▶ _AIM OF THE EXERCISE_:
Each line from the start of the records below through the line that contains "cv_logcs = [1.774, 2.09, 1.79, 1.927]" should be printed exactly. Pictures are omitted.

[Stored data entries]

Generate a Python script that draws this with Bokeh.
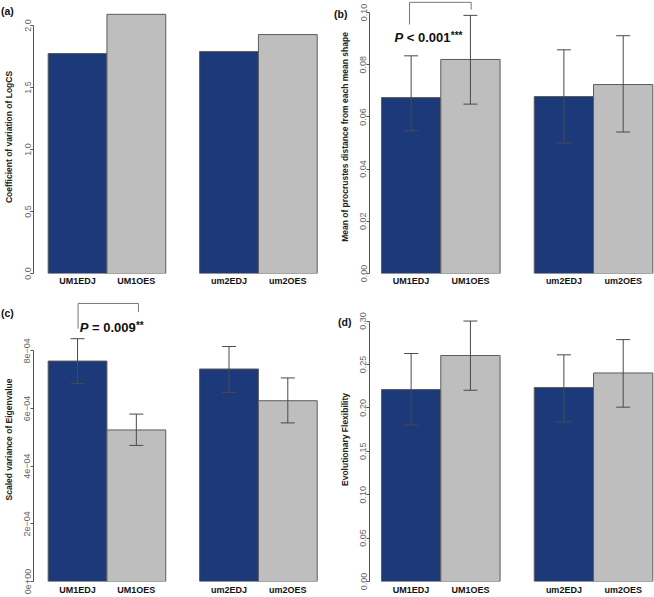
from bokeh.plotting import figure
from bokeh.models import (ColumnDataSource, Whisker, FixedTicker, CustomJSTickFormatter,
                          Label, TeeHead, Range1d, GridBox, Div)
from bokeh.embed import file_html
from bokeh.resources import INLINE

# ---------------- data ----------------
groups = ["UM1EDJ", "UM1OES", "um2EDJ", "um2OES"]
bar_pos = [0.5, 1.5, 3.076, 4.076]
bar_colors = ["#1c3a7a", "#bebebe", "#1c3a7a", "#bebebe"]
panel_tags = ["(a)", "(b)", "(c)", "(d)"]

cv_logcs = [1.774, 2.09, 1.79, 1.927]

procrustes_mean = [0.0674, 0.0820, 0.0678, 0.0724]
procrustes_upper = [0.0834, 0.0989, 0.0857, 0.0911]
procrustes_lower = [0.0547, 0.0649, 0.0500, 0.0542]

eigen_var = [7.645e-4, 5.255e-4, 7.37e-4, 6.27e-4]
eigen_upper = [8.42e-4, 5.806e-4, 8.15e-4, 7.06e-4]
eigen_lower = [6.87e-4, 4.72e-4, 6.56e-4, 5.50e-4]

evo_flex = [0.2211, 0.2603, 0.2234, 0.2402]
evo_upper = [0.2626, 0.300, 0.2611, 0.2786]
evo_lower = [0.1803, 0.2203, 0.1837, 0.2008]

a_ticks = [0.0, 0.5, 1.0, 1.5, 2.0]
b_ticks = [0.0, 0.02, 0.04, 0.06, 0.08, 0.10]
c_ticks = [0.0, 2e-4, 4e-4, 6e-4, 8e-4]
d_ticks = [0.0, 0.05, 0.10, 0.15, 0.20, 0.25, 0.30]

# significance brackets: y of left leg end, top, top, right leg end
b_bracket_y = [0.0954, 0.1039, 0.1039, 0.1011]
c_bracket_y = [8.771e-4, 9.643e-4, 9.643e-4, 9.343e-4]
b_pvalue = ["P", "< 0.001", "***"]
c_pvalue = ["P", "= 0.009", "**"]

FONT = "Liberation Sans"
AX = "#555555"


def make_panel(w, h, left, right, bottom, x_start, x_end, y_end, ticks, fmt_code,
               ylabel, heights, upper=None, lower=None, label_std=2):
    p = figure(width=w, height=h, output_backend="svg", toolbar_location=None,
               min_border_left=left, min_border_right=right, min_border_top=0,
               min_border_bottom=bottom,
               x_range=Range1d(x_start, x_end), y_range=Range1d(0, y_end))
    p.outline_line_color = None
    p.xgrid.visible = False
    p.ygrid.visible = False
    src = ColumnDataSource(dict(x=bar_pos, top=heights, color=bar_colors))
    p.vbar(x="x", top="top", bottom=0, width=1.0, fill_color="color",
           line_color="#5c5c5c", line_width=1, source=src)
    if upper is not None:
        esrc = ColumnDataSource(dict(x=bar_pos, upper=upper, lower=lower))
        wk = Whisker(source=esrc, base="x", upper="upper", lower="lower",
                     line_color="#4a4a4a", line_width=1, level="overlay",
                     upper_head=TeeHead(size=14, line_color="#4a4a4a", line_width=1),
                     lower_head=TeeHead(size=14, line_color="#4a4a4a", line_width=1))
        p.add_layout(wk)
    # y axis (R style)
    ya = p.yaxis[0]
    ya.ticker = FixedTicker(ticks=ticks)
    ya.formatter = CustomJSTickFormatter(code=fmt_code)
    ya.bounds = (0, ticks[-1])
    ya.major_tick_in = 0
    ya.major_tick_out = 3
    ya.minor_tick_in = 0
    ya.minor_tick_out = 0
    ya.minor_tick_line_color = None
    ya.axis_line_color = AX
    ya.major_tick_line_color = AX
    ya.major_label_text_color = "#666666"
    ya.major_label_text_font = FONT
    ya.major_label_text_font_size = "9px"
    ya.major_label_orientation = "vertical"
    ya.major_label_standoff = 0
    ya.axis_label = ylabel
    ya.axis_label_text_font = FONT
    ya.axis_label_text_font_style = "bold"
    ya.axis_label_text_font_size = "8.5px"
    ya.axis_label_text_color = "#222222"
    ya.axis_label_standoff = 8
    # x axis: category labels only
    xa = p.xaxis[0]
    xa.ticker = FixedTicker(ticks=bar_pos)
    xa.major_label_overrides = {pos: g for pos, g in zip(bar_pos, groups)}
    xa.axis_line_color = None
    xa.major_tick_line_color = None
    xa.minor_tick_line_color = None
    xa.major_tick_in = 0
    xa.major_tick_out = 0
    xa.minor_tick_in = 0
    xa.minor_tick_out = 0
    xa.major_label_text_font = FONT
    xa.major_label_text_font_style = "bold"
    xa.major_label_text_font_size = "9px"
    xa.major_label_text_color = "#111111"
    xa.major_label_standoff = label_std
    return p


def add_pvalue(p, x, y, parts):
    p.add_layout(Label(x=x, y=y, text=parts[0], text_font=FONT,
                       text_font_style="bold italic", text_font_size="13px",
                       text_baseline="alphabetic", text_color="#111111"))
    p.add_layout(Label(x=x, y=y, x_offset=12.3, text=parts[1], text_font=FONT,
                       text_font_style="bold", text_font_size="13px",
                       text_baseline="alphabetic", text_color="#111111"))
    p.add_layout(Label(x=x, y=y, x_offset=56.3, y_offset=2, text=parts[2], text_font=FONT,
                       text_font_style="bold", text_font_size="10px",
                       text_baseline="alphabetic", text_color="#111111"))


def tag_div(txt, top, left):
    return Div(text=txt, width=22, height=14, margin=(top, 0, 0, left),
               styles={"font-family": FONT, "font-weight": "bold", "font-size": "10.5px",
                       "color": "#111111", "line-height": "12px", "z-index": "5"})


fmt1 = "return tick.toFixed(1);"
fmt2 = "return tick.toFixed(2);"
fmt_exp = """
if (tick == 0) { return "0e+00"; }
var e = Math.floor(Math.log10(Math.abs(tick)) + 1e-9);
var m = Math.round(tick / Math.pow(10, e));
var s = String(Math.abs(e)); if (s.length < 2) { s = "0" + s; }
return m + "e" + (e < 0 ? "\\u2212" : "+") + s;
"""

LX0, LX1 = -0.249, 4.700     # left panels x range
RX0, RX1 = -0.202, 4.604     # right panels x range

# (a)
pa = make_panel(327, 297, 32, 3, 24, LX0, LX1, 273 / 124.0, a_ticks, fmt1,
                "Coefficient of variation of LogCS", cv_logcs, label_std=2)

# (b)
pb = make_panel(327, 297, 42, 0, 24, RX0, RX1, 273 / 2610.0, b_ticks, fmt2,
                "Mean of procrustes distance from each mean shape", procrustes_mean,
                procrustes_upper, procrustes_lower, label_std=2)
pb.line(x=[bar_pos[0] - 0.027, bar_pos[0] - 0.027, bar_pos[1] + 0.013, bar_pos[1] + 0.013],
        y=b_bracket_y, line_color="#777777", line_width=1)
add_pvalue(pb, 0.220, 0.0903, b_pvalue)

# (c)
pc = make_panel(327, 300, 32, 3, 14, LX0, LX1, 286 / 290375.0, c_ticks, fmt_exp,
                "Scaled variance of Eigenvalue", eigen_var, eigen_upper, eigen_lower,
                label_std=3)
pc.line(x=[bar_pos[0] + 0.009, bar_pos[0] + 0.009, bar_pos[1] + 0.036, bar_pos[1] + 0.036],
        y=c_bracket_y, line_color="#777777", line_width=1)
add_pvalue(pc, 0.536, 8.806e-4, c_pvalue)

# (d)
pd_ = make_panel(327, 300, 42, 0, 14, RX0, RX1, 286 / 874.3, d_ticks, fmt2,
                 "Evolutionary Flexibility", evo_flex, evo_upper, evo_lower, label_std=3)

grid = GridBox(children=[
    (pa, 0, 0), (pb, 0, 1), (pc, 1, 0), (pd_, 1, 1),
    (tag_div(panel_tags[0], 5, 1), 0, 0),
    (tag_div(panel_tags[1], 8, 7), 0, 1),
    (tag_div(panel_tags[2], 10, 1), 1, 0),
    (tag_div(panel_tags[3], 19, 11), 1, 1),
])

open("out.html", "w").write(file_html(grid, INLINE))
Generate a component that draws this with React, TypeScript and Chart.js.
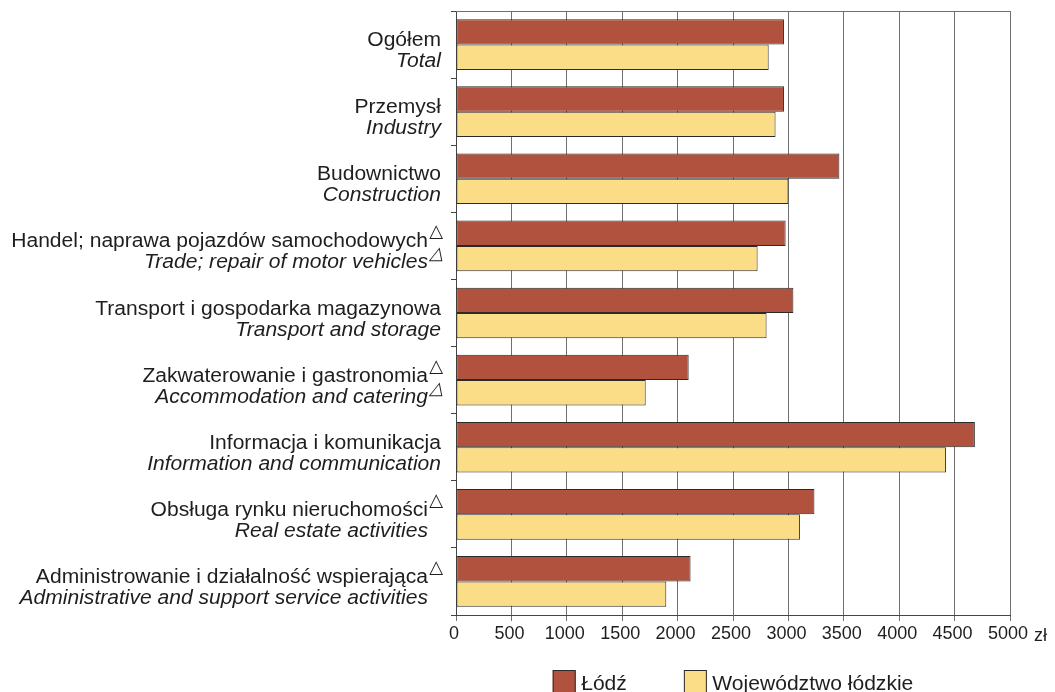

▶ _SOLUTION TO THIS PROBLEM_:
Generate a Python script that draws this with Bokeh.
from bokeh.plotting import figure
from bokeh.models import (ColumnDataSource, Whisker, FixedTicker, CustomJSTickFormatter,
                          Label, TeeHead, Range1d, GridBox, Div)
from bokeh.embed import file_html
from bokeh.resources import INLINE

# ---------------- data ----------------
groups = ["UM1EDJ", "UM1OES", "um2EDJ", "um2OES"]
bar_pos = [0.5, 1.5, 3.076, 4.076]
bar_colors = ["#1c3a7a", "#bebebe", "#1c3a7a", "#bebebe"]
panel_tags = ["(a)", "(b)", "(c)", "(d)"]

cv_logcs = [1.774, 2.09, 1.79, 1.927]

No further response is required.